Is It Wise To Wait For Mortgage Lending Rates To Come Back Down?
The numbers tell the story: Mortgage rates are on the rise. Demand for home loans is falling. And borrowers are wondering if the door has closed on home loans that come with an unbelievably low rate.
If you’re on the fence about buying a new home, or you’re holding off on refinancing, you might find that hesitating to sign on the dotted line could cost you plenty down the road. Experts who monitor rates say that indicators point to a continued rise in rates, which means the days of rock bottom rates could well be over.
Mortgage Demand Drops
In February of 2021, Mortgage Bankers Association (MBA) forecaster Joel Kan noted that “Mortgage rates have increased in six of the last eight weeks, with the benchmark 30-year fixed rate last week climbing above 3% to its highest level since September 2020.”
Around the same time, refinance applications were down 11%, and refi loans also saw a measurable decline: They accounted for 68.5% of mortgage applications, a decline from 69.3% the previous week.
Rising Rates Are Raising Concerns
Here’s the big money question: If you’re considering taking out a new home loan or finalizing a refinancing, should you wait for the return of lower rates?
Peter Warden of The Mortgage Reports says, “There are no obvious and immediate events on my radar that might trigger such a switch and bring significantly lower mortgage rates anytime soon.” Rates are rising because interest on Treasury bonds is rising, and mortgage rates generally track the yield on the 10-year Treasury note.
In addition to the increased bond yields, investors cite the availability of COVID-19 vaccinations and government stimulus checks as economy boosters, and when the economy rallies, inflation and higher interest rates may not be far behind.
The good news: Mortgage rates are still historically low.

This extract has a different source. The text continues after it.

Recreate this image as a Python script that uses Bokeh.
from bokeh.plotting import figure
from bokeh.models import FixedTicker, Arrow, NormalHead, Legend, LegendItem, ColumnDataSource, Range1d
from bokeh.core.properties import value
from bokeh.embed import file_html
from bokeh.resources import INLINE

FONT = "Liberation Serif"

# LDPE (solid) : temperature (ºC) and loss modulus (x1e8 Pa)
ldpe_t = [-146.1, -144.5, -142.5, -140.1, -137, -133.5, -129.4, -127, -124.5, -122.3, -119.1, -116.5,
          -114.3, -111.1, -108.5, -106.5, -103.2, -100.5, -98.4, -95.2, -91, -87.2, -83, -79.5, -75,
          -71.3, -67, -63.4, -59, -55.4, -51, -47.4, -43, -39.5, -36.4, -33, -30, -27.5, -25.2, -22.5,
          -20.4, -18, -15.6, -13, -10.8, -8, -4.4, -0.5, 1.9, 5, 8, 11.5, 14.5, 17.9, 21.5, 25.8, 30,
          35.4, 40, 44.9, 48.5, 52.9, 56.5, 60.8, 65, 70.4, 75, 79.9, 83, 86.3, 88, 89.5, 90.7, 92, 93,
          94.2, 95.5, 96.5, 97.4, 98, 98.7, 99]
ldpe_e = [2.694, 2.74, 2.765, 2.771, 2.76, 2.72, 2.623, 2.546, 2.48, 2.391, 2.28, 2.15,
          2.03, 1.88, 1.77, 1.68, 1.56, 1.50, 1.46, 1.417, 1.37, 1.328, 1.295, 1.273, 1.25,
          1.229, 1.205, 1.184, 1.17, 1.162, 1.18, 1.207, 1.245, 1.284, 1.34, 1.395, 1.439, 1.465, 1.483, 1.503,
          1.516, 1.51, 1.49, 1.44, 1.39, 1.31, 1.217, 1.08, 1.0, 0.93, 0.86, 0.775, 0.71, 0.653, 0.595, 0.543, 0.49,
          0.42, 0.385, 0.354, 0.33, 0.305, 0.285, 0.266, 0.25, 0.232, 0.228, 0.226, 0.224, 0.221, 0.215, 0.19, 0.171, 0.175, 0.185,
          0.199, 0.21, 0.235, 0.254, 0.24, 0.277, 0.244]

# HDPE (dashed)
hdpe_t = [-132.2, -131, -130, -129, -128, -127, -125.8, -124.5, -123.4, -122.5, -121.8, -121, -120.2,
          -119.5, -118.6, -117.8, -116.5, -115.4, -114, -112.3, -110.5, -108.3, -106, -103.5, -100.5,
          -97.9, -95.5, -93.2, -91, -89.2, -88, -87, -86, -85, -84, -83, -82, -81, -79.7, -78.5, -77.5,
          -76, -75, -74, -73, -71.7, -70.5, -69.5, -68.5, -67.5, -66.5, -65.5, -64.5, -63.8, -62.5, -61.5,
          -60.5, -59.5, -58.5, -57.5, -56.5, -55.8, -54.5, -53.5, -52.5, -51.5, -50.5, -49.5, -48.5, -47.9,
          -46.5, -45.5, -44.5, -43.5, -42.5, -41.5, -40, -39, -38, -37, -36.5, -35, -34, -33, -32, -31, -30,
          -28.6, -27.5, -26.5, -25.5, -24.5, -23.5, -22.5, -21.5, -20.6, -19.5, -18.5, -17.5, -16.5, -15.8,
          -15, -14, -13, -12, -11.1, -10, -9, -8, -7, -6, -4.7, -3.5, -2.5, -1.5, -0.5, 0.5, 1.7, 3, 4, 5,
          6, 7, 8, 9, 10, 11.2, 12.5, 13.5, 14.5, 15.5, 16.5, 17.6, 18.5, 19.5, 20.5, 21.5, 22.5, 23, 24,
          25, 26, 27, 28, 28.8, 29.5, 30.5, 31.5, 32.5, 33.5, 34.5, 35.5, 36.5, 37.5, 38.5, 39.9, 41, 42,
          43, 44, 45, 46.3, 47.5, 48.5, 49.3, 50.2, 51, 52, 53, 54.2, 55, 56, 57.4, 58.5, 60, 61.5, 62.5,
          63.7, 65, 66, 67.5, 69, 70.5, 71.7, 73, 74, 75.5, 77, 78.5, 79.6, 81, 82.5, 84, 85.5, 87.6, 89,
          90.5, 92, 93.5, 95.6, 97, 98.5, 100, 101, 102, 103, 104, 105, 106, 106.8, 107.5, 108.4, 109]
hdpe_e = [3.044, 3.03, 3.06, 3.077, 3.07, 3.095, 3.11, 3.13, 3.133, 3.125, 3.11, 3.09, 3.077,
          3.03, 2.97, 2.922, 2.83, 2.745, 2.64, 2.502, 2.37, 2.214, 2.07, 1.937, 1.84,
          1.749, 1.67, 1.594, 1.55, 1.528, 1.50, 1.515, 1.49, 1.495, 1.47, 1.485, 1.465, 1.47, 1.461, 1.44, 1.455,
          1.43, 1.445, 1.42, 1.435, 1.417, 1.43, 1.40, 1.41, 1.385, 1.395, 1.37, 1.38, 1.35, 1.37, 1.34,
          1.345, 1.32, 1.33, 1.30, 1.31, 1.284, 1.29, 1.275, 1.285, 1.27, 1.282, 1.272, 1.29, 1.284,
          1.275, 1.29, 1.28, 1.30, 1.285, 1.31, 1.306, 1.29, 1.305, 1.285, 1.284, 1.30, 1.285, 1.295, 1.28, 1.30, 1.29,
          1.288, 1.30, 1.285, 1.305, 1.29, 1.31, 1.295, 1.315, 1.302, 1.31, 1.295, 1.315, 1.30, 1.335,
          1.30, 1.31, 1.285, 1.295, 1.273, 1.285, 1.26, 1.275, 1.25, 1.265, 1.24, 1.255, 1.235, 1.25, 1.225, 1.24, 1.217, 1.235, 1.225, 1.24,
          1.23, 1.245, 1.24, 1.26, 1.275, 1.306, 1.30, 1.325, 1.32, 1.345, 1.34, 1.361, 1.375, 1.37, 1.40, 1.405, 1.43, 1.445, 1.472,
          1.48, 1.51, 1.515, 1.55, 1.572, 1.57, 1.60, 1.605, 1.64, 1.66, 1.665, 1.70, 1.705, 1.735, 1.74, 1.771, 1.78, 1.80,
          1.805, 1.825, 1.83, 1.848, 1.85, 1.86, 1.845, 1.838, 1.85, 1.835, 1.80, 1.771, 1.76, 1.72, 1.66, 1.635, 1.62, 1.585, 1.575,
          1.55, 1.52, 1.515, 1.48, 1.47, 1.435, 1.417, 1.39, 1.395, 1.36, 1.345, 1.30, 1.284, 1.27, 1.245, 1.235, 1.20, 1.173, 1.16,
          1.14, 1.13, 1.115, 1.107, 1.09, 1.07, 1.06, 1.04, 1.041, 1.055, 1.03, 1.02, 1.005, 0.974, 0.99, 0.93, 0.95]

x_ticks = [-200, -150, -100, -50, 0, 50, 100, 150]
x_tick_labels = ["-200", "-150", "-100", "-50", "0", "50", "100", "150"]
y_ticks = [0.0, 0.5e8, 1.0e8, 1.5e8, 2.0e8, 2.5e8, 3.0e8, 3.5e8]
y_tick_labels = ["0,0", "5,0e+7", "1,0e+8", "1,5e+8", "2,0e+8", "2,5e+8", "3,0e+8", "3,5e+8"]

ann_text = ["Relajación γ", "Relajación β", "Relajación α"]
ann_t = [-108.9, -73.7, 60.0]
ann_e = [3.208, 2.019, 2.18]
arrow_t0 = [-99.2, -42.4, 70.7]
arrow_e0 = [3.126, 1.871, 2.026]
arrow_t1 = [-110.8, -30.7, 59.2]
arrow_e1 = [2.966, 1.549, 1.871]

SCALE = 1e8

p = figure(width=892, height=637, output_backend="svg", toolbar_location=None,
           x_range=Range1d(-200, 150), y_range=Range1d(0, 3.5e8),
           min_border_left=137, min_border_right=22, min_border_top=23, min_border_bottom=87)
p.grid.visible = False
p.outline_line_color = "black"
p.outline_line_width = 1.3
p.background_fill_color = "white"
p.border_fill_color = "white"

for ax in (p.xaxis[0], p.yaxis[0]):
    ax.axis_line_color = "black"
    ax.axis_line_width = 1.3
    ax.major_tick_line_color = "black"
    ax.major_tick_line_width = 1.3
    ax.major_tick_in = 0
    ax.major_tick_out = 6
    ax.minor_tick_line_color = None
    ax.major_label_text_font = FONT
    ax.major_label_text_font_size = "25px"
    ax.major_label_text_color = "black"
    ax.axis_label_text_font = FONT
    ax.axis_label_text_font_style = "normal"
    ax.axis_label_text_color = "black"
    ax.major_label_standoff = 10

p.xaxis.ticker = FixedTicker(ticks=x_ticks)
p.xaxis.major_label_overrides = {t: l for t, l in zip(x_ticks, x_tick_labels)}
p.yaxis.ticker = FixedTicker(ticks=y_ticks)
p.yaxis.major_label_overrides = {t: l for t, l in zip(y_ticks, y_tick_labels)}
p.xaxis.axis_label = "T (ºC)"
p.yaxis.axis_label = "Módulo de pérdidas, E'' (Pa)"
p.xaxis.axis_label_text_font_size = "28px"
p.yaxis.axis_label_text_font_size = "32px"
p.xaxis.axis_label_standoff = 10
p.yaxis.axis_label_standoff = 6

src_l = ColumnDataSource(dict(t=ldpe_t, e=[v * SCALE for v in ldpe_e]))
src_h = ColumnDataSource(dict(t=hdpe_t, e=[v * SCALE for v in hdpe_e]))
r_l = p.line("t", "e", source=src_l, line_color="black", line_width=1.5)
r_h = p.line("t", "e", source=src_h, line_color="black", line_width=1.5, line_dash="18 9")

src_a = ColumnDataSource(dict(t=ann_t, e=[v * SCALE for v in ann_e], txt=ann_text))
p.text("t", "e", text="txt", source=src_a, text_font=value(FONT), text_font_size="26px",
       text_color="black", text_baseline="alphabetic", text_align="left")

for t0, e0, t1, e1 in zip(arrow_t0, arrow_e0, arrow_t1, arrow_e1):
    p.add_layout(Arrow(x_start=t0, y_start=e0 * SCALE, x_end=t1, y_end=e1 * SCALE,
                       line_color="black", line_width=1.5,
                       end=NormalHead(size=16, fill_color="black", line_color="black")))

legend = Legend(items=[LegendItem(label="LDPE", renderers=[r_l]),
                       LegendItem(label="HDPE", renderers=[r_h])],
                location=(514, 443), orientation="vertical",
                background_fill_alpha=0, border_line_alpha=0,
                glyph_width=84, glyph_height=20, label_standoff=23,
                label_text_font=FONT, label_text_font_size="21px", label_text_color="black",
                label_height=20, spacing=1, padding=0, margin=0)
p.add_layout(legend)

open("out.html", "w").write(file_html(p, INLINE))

Mortgage technology and data provider Black Knight reported that an estimated 16.7 million homeowners could save $300 or more per month by opting for a new loan with a lower rate. To be considered a good refinance candidate, you’ll need at least 20% equity in your home as well as a decent credit score.
Whether you’re a refinancing homeowner or a homebuyer, you’ll want to find the lowest possible rate that works best with your financial needs. Because mortgage rates can vary significantly from one lender to another, compare at least five different rate offers. The same holds true when it comes to homeowners insurance – the more you research and review, the better your chances of securing a rate and terms that won’t turn out to be budget busters.